NAM Yes, exactly. And these areas are so interwoven that one can no longer see the seams between apparently exclusive states; rather, one senses that they are permeable, so that one has to look at them very carefully. I have the feeling that I’m living in a time of permanent permeability—of identities, perceptions, information, reality(ies), and virtuality(ies)—in a in time of simultaneously valid multiplicities, which one also actively experiences as such via the huge amount of available information; in a time in which one tends to move through in-between spaces rather than find oneself located in them.
I’d like to convey this sense of the world in changeable, moving/still constellations—in a medium that supports both the slow process of exploration, as well as the radicalism of the decision, particularly in the in the ink drawings.

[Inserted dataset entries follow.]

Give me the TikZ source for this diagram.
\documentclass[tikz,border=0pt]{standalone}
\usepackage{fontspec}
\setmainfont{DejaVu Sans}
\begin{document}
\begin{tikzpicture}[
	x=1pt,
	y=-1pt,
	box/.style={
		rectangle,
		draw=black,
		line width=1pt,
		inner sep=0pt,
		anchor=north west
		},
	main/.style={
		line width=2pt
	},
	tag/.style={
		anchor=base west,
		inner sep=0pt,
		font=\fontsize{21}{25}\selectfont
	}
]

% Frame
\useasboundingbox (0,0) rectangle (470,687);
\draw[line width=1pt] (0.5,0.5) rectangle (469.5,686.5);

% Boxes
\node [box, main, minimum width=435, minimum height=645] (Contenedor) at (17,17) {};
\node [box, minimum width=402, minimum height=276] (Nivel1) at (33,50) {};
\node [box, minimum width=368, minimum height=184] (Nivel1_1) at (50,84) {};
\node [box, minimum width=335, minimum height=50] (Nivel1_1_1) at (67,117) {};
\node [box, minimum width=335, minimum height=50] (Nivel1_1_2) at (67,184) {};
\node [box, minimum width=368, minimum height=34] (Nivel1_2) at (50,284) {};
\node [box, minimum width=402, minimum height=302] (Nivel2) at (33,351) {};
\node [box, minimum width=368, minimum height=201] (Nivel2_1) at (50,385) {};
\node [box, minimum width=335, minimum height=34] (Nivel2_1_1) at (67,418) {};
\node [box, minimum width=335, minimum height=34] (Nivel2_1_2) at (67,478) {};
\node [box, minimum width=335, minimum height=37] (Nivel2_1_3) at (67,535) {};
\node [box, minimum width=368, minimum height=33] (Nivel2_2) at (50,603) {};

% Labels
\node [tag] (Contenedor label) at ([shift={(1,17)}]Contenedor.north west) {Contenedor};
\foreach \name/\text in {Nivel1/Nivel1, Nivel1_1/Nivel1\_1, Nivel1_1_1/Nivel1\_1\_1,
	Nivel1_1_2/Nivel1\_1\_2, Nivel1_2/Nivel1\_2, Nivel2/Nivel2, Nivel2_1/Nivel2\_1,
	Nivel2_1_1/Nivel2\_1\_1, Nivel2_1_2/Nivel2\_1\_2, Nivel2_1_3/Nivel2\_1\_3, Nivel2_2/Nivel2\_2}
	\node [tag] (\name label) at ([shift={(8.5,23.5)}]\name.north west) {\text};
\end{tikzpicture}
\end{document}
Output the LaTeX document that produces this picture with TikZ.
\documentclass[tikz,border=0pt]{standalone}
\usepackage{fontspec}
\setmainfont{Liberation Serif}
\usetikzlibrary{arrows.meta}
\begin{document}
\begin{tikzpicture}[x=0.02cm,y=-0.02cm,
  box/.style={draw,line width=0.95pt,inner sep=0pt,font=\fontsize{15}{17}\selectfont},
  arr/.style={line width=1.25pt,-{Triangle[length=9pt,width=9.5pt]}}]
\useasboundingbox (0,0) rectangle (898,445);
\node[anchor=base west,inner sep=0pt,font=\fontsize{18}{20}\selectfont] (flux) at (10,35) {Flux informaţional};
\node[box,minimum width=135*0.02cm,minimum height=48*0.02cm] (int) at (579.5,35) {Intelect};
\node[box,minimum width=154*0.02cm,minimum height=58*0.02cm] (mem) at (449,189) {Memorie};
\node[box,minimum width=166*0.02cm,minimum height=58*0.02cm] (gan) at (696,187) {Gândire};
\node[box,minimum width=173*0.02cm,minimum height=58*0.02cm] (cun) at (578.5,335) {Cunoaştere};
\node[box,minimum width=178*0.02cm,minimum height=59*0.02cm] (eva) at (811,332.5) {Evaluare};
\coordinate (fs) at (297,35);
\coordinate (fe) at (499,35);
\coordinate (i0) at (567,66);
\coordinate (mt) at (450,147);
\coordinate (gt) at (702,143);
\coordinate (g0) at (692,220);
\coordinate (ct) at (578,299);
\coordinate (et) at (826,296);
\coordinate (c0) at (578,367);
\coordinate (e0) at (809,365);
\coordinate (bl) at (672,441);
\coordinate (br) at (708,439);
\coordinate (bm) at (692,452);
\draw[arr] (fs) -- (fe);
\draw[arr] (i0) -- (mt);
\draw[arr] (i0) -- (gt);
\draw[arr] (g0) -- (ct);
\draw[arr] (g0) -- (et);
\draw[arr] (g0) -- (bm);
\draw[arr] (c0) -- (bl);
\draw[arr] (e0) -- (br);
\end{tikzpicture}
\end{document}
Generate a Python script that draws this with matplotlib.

The line in the drawing cannot be repeated or corrected. In its clarity, however, it can be an instrument through which one can observe what is undefined, without dogmatically forcing it to take on shape.

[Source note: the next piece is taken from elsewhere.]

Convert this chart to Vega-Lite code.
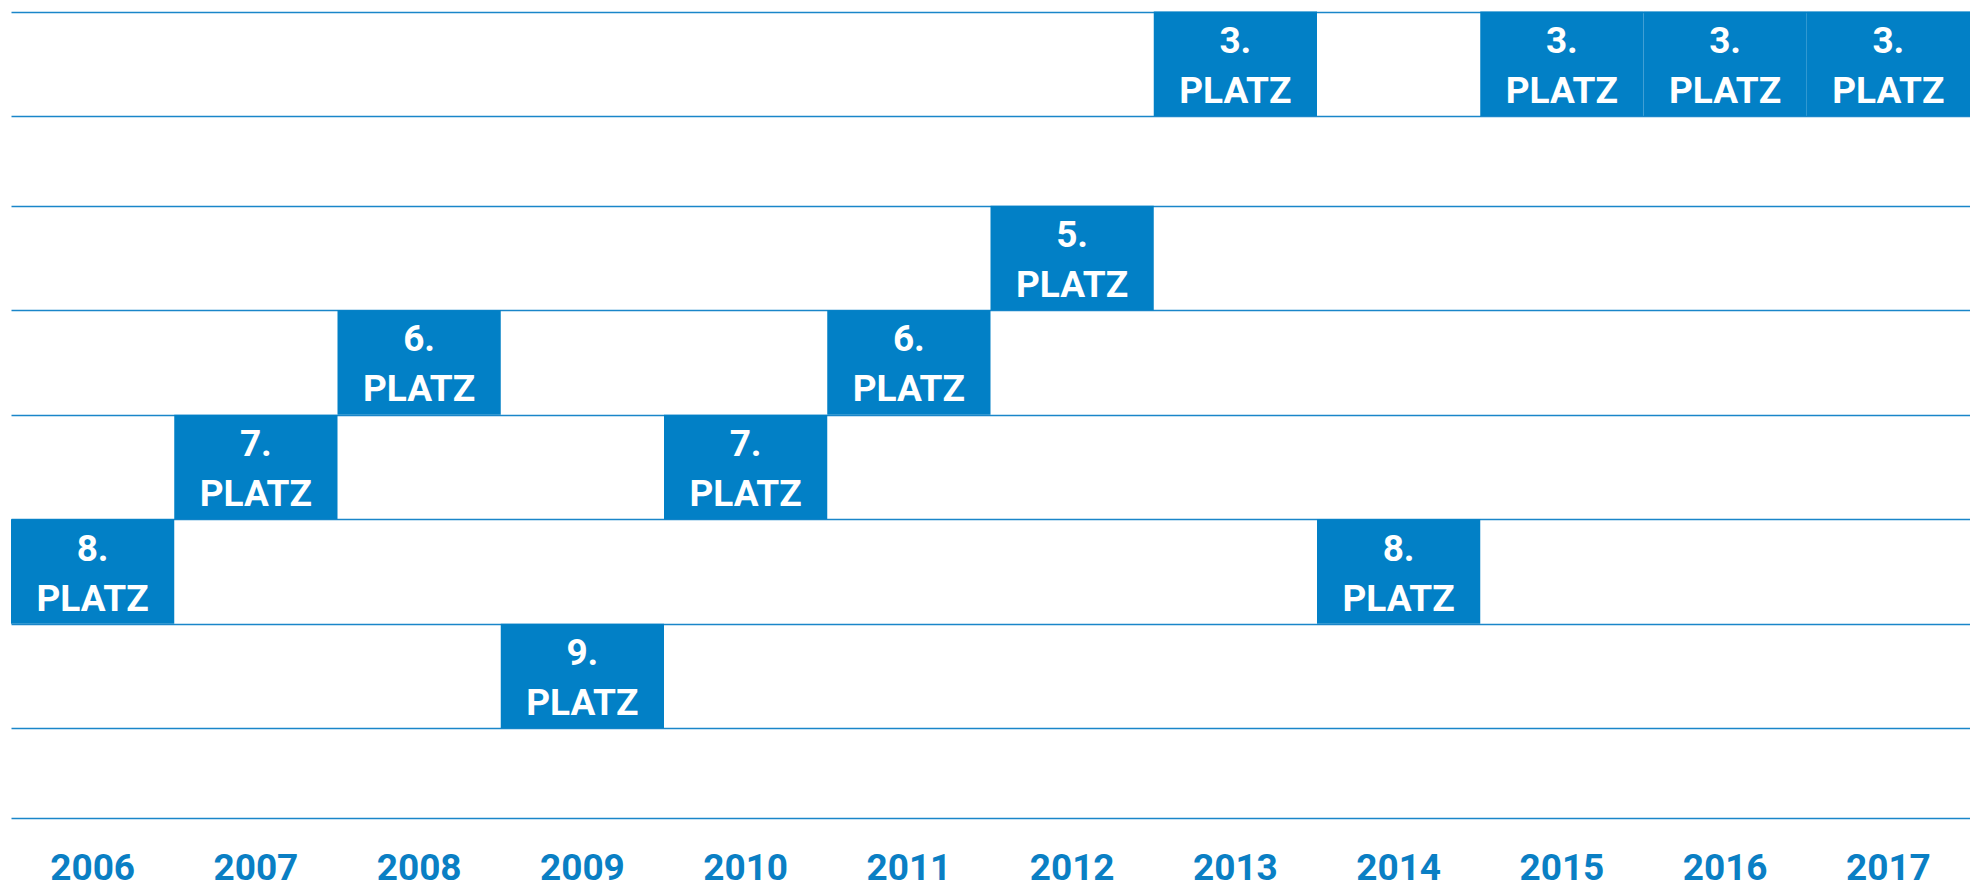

FM What do you plan to do next, conceptually, artistically? Doesn’t one ever get to a point when one says, now I’ve “tested” everything, now I have to make something completely new and different?

NAM On the contrary, the opposite tends to be true … everything I do shows me, above all, where the empty spaces and white spots lie … What, in particular, interests me about that? I’d like to do more site-specific work, both indoors and outdoors. I’d like to develop works that change a place and vice-versa, and in a format that actually involves a person as a whole in a space, not merely as someone that stands in opposition to space. And I think about relationships and parallels to language, to literature. Last year, when I was staying in New York, there were—besides the further spatial and conceptual developments that were and still are very important to my work— intersections with the field of poetry, which I’d like to build upon some more in dialectic collaborations.